I actually just cooked the rest of it into some lentils (drained off a bit of the fat, first) and it turned out delicious. Not something I would buy again, and not something I would use the way I usually use chorizo, but not the disaster I first thought when I put it in the pan and it melted into salivary gland sludge.
The only commercial one I buy is Hormel. I tend to make my own, as it is so easy and I can control the flavor and the fat content, as well as the grind. I use the recipe from Kutas' Great Sausage Recipes and Meat Curing. I use twice the spice he recommends, though, I usually use meat from the "almost expired" section, but no offal. When we are in Mexico, I tend to buy the store brand, often not in casings, behind the meat counter.
I've bought the store brand from Vallarta Supermarket a number of times and it's been great. This was a packaged one, though, from the Mexican market down the street from my house. They sometimes blow things out, so I guess I hoped that the price was just because of a crazy sale and not an indication of quality. Clearly, I was wrong.
I'll take a look around for the Kutas recipe. I don't live near a Vallarta anymore, and it would be nice to have a reliable source of good chorizo.
Most commercial brands of Mexican style chorizo NOB are Terrible, as we noted in an earlier classic topic. Salivary Glands and Lymph Nodes first on the ingredient list are the tipoff. Always stay away from these!
The only commercial brand I use in a pinch is Farmer Johns Premium. Since Hormel screwed them up, er, bought them they came out with a 'Tradicional' style - half the price with the usual SG and LN. Crrrrraaaappppp!
One possibility in some Latino markets is labeled 'longaniza'. This is a slightly aged / dried version of their fresh chorizo. Not to be confused with Portuguese & Spanish style products with a similar name.
Most of the time I make my own from finely ground pork, here's the recipe:
Use whatever pure, fresh ground chile powders you can get. No Gebhardts, etc.
Sadly, all of the following:
- Non Mexicans without a clue
- Mostly poor immigrants who just want Cheap
- Mexican Americans who grew up with it!!
The story of most Mexican style products in California is similar. An immigrant family 60 years ago started a business making X with the cheapest, simplest ingredient list and everyone else copied them. Only recently has there been visible differentiation, usually based on regions (Yucatecan, Oaxacan, etc).
There are of course many grades of chorizo, and even the el-cheapo has its purpose. The crispy bits are good in quesadillas and queso fundito, as a hot dog topping, etc. I strain and keep the fat in the freezer. It may look like transmission fluid, but it perks up refried beans and frijoles charros. Better grades of chorizo, especially spanish, stay very much intact, like andouille sausage.
What are the ingredients? A common cheap style lists salivary glands near the start.

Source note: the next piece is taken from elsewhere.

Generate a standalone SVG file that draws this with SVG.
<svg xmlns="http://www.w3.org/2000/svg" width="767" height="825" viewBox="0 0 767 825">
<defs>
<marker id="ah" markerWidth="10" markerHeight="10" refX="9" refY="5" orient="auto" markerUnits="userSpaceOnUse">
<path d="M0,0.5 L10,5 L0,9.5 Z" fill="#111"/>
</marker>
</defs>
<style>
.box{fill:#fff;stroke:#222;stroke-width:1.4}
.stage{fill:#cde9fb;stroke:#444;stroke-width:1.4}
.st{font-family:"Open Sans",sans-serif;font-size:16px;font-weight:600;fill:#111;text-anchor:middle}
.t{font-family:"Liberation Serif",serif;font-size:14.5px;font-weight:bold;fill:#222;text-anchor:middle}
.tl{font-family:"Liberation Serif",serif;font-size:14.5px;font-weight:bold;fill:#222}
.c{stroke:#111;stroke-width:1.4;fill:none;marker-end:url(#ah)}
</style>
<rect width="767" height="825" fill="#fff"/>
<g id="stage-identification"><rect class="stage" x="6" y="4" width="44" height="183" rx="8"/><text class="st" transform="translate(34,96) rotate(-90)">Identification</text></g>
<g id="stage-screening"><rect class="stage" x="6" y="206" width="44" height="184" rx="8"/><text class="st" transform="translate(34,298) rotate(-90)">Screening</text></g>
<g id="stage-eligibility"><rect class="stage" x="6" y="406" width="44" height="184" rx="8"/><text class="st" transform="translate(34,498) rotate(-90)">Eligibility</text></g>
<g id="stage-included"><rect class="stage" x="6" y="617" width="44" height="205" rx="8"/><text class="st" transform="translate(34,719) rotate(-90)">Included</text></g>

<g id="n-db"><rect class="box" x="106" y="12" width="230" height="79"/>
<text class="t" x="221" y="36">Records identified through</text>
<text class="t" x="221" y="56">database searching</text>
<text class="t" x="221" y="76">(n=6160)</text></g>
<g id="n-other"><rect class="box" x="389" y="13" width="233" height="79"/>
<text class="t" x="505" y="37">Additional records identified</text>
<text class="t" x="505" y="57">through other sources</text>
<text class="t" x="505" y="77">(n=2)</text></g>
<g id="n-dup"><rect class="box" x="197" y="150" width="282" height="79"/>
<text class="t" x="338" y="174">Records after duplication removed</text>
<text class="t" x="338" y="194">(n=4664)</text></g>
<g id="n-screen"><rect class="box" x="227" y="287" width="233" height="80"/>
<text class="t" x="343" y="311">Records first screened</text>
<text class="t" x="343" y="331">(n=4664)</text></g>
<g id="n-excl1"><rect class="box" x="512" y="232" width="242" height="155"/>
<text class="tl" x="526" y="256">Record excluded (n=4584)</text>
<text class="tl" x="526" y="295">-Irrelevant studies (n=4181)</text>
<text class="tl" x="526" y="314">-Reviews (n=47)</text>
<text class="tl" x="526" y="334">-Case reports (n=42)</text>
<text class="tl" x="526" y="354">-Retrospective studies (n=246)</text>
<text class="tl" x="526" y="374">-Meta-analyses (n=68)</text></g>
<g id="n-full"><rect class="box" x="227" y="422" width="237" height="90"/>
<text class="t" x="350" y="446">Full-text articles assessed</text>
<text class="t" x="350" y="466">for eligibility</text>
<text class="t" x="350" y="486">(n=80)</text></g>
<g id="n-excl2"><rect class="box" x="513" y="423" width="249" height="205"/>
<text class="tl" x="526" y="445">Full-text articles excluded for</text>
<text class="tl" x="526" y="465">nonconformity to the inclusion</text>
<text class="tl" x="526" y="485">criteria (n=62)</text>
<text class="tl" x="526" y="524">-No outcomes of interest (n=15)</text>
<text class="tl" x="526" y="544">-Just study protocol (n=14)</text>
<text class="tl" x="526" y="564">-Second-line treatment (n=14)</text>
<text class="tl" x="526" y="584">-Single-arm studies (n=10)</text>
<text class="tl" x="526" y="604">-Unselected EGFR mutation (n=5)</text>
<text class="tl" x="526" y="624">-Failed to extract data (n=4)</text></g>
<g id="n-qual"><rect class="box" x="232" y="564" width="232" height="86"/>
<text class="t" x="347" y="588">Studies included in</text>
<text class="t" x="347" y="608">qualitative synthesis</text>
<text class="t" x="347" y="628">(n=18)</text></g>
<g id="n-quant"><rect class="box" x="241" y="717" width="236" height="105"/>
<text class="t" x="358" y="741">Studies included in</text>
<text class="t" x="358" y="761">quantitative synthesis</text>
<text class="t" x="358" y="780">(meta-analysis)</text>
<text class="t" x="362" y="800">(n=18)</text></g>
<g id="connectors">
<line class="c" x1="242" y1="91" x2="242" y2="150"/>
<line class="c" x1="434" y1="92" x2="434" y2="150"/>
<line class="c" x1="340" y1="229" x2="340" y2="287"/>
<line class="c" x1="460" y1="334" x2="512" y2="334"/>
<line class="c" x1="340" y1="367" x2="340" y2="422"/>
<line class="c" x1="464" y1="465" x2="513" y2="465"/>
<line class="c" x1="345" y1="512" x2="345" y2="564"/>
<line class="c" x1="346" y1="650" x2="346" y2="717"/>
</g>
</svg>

A whole range of products are called chorizo, from this cheep Mexican style to $10+/lb dry Spanish chorizo. Some groceries grind pork and season it 'chorizo style' (price should be comparable to ground beef). Most Mexican butchers (carnicerias) have their own version, and may even proudly offer you sample.

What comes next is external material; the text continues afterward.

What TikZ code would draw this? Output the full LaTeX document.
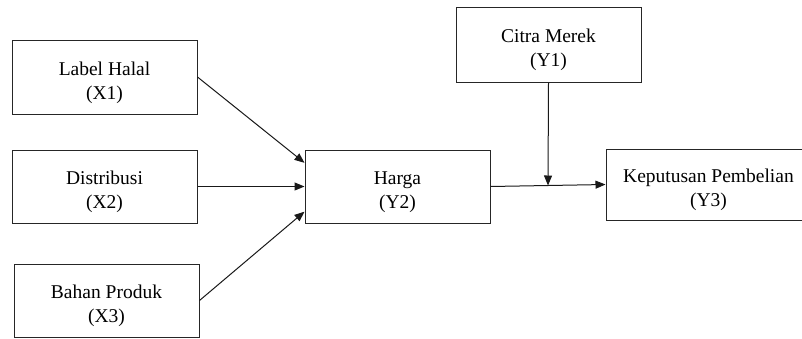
\documentclass[tikz,border=0pt]{standalone}
\usepackage{fontspec}
\setmainfont{Liberation Serif}
\usetikzlibrary{arrows.meta,calc}
\newcommand{\toplift}{\rule{0pt}{25pt}}
\tikzset{
  varbox/.style={draw=black!85, line width=1pt, rectangle, inner sep=0pt, align=center,
    font=\fontsize{19.5}{24}\selectfont},
  link/.style={draw=black!90, line width=1pt, -{Triangle[length=10pt,width=8pt]}}
}
\begin{document}
\begin{tikzpicture}[x=1pt,y=-1pt]
\useasboundingbox (0,0) rectangle (802,338);
\clip (0,0) rectangle (802,338);
\fill[white] (0,0) rectangle (802,338);
\node[varbox, minimum width=185pt, minimum height=74pt] (x1) at (104.5,77) {\toplift Label Halal\\(X1)};
\node[varbox, minimum width=185pt, minimum height=73pt] (x2) at (104.5,186.5) {\toplift Distribusi\\(X2)};
\node[varbox, minimum width=185pt, minimum height=73pt] (x3) at (106.5,300.5) {\toplift Bahan Produk\\(X3)};
\node[varbox, minimum width=185pt, minimum height=73pt] (y2) at (397.5,186.5) {\toplift Harga\\(Y2)};
\node[varbox, minimum width=185pt, minimum height=75pt] (y1) at (548.5,44.5) {\toplift Citra Merek\\(Y1)};
\node[varbox, minimum width=200pt, minimum height=71pt] (y3) at (706,184.5) {\toplift\hspace*{5pt}Keputusan Pembelian\\\hspace*{5pt}(Y3)};
\draw[link] (x1.east) -- ($(y2.north west)!0.18!(y2.south west)$);
\draw[link] (x2.east) -- (y2.west);
\draw[link] (x3.east) -- ($(y2.north west)!0.84!(y2.south west)$);
\draw[link] (y2.east) -- (y3.west);
\coordinate (mid) at ($(y2.east)!0.5!(y3.west)$);
\draw[link] (y1.south) -- (mid);
\end{tikzpicture}
\end{document}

Here is the recipe I use. Based on Kutas as I noted above. He dries it, more like a Spanish chorizo. I do not put it in casings, but I package it by the half pound and freeze it in packages shrunken via my Foodsaver.
4 Tb. salt
1 cup white vinegar (sometimes cider)
5 Tb. paprika (smoked is great)
3 Tb. hot ground chile (more or less to taste. I like Ancho)
3 Tb. fresh garlic
1 Tb. oregano
2 tsp. black coarse pepper
1 cup water
5 lbs. boned pork butts
(You can use beef, too, just be sure it is not too lean. You may want more garlic and oregano or maybe some onion powder if you do beef. I do not use any innards of any kind and pig cheeks are not affordable most of the time here, although I hear that they are fantastic for tacos and in chorizo. I generally get the butts on sale -- boneless are less work, but a bit more expensive.)
Grind all the pork butts through a 1/4" (6mm) grinding plate and place in a mixing tub or large bowl. Add all the ingredients and mix well until all the spices are evenly distributed. Fry a little piece and taste it. It will get more flavor over time, but it won't get much hotter. Add more ground chile or other spice if you want.

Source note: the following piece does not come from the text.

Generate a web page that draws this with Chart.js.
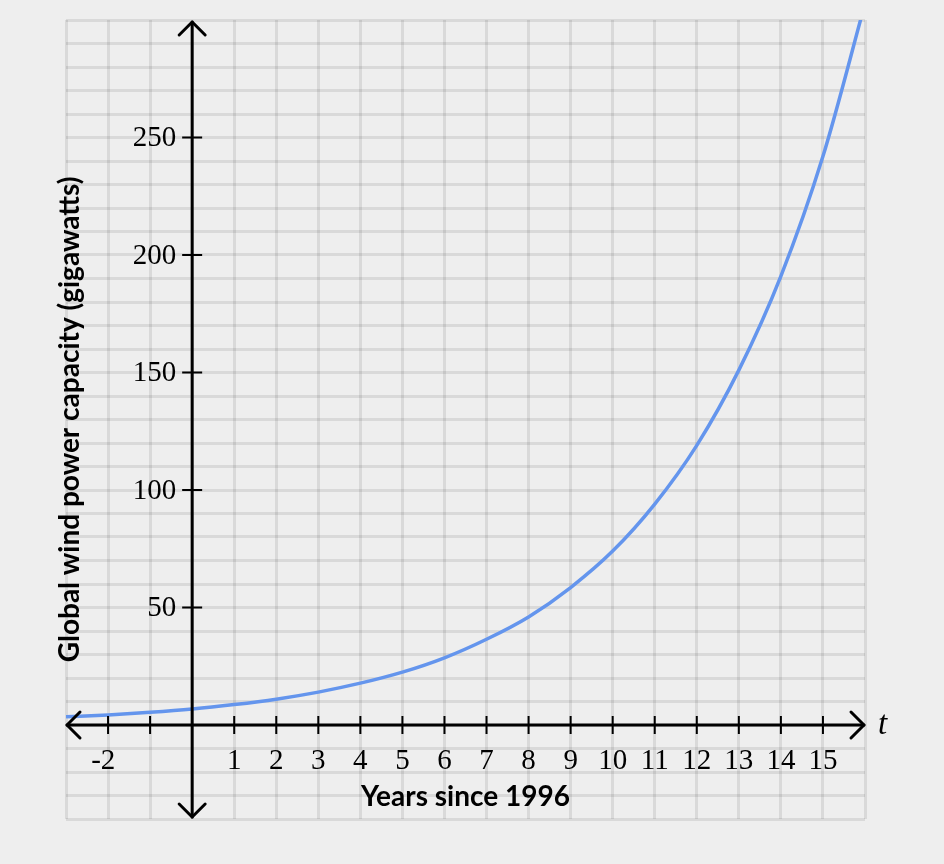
<!DOCTYPE html>
<html>
<head>
<meta charset="utf-8">
<title>Global wind power capacity</title>
<script src="https://cdn.jsdelivr.net/npm/chart.js@4.4.1/dist/chart.umd.min.js"></script>
<style>
    html, body { margin: 0; padding: 0; background: #eeeeee; }
    #wrap { width: 944px; height: 864px; }
</style>
</head>
<body>
<div id="wrap"><canvas id="windChart" width="944" height="864"></canvas></div>
<script>
// years since 1996 and capacity (GW)
const years = [-3, -2, -1, 0, 1, 2, 3, 4, 5, 6, 7, 8, 9, 10, 11, 12, 13, 14, 15, 16];
const capacity = [3.5, 4.3, 5.4, 6.8, 8.7, 11, 14, 17.8, 22.5, 28.6, 36.5, 46, 58.5, 74, 94, 119, 151, 191, 242, 307];

const xTickValues = [-2, -1, 1, 2, 3, 4, 5, 6, 7, 8, 9, 10, 11, 12, 13, 14, 15];
const xTickLabels = ["-2", "", "1", "2", "3", "4", "5", "6", "7", "8", "9", "10", "11", "12", "13", "14", "15"];
const yTickValues = [50, 100, 150, 200, 250];
const yTickLabels = ["50", "100", "150", "200", "250"];

const xTitle = "Years since 1996";
const yTitle = "Global wind power capacity (gigawatts)";

function arrowHead(ctx, tx, ty, dx, dy) {
    // open chevron, tip at (tx, ty) pointing along (dx, dy)
    const len = 13;
    const px = -dy, py = dx;
    ctx.beginPath();
    ctx.moveTo(tx - dx * len + px * len, ty - dy * len + py * len);
    ctx.lineTo(tx, ty);
    ctx.lineTo(tx - dx * len - px * len, ty - dy * len - py * len);
    ctx.stroke();
}

const zeroAxes = {
    id: "zeroAxes",
    afterDatasetsDraw(chart) {
        const { ctx, chartArea } = chart;
        const x = chart.scales.x;
        const y = chart.scales.y;
        const x0 = x.getPixelForValue(0);
        const y0 = y.getPixelForValue(0);

        ctx.save();
        ctx.strokeStyle = "#000";
        ctx.lineWidth = 3;
        ctx.lineCap = "round";
        ctx.lineJoin = "round";

        // axis lines
        ctx.beginPath();
        ctx.moveTo(chartArea.left + 1, y0);
        ctx.lineTo(chartArea.right - 1, y0);
        ctx.moveTo(x0, chartArea.top + 2);
        ctx.lineTo(x0, chartArea.bottom - 2);
        ctx.stroke();

        arrowHead(ctx, chartArea.left + 1, y0, -1, 0);
        arrowHead(ctx, chartArea.right - 1, y0, 1, 0);
        arrowHead(ctx, x0, chartArea.top + 2, 0, -1);
        arrowHead(ctx, x0, chartArea.bottom - 2, 0, 1);

        // tick marks
        ctx.lineWidth = 2;
        ctx.lineCap = "butt";
        ctx.beginPath();
        xTickValues.forEach((v) => {
            const px = x.getPixelForValue(v);
            ctx.moveTo(px, y0 - 9);
            ctx.lineTo(px, y0 + 9);
        });
        yTickValues.forEach((v) => {
            const py = y.getPixelForValue(v);
            ctx.moveTo(x0 - 10, py);
            ctx.lineTo(x0 + 10, py);
        });
        ctx.stroke();

        // tick labels
        ctx.fillStyle = "#000";
        ctx.font = "29px 'Liberation Serif', serif";
        ctx.textBaseline = "middle";
        ctx.textAlign = "center";
        xTickValues.forEach((v, i) => {
            const label = xTickLabels[i];
            if (!label) return;
            let px = x.getPixelForValue(v);
            if (label.startsWith("-")) px -= ctx.measureText("-").width / 2;
            ctx.fillText(label, px, y0 + 36);
        });
        ctx.textAlign = "right";
        yTickValues.forEach((v, i) => {
            ctx.fillText(yTickLabels[i], x0 - 16, y.getPixelForValue(v) + 1);
        });

        // variable name at the arrow
        ctx.textAlign = "left";
        ctx.font = "italic 33px 'Liberation Serif', serif";
        ctx.fillText("t", chartArea.right + 13, y0);

        // axis titles
        ctx.font = "bold 28px Lato, sans-serif";
        ctx.textAlign = "center";
        ctx.fillText(xTitle, (chartArea.left + chartArea.right) / 2, 797);
        ctx.translate(70, (chartArea.top + chartArea.bottom) / 2);
        ctx.rotate(-Math.PI / 2);
        ctx.fillText(yTitle, 0, 0);
        ctx.restore();
    },
};

const points = years.map((t, i) => ({ x: t, y: capacity[i] }));

new Chart(document.getElementById("windChart"), {
    type: "line",
    data: {
        datasets: [
            {
                label: "Capacity",
                data: points,
                borderColor: "#6495ed",
                borderWidth: 3.5,
                pointRadius: 0,
                fill: false,
                cubicInterpolationMode: "monotone",
            },
        ],
    },
    options: {
        responsive: false,
        animation: false,
        devicePixelRatio: 1,
        layout: {
            padding: { left: 66, top: 20, right: 79, bottom: 45 },
        },
        plugins: {
            legend: { display: false },
            tooltip: { enabled: false },
        },
        scales: {
            x: {
                type: "linear",
                min: -3,
                max: 16,
                ticks: { display: false, stepSize: 1 },
                grid: { color: "rgba(0, 0, 0, 0.085)", lineWidth: 3, drawTicks: false },
                border: { display: false },
            },
            y: {
                type: "linear",
                min: -40,
                max: 300,
                ticks: { display: false, stepSize: 10 },
                grid: { color: "rgba(0, 0, 0, 0.085)", lineWidth: 3, drawTicks: false },
                border: { display: false },
            },
        },
    },
    plugins: [zeroAxes],
});
</script>
</body>
</html>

Put it in the fridge for a couple of days in a sealed container, then freeze.
As others have noted, Mexican chorizo is fresh and Spanish chorizo is dried. There also is Louisiana style chaurice, which is fresh and has a spice profile similar to Mexican chorizo. But that supermarket stuff in plastic tubes is disgusting. I've eaten a lot of street food in Mexico, but never came across chorizo made from salivary glands. On the other hand, chorizo from the carnicieras here in SF is pretty good. If you don't have a carniciera nearby, do like wyogal and add some spices (and some vinegar) to breakfast sausage, or fresh Italian sausage.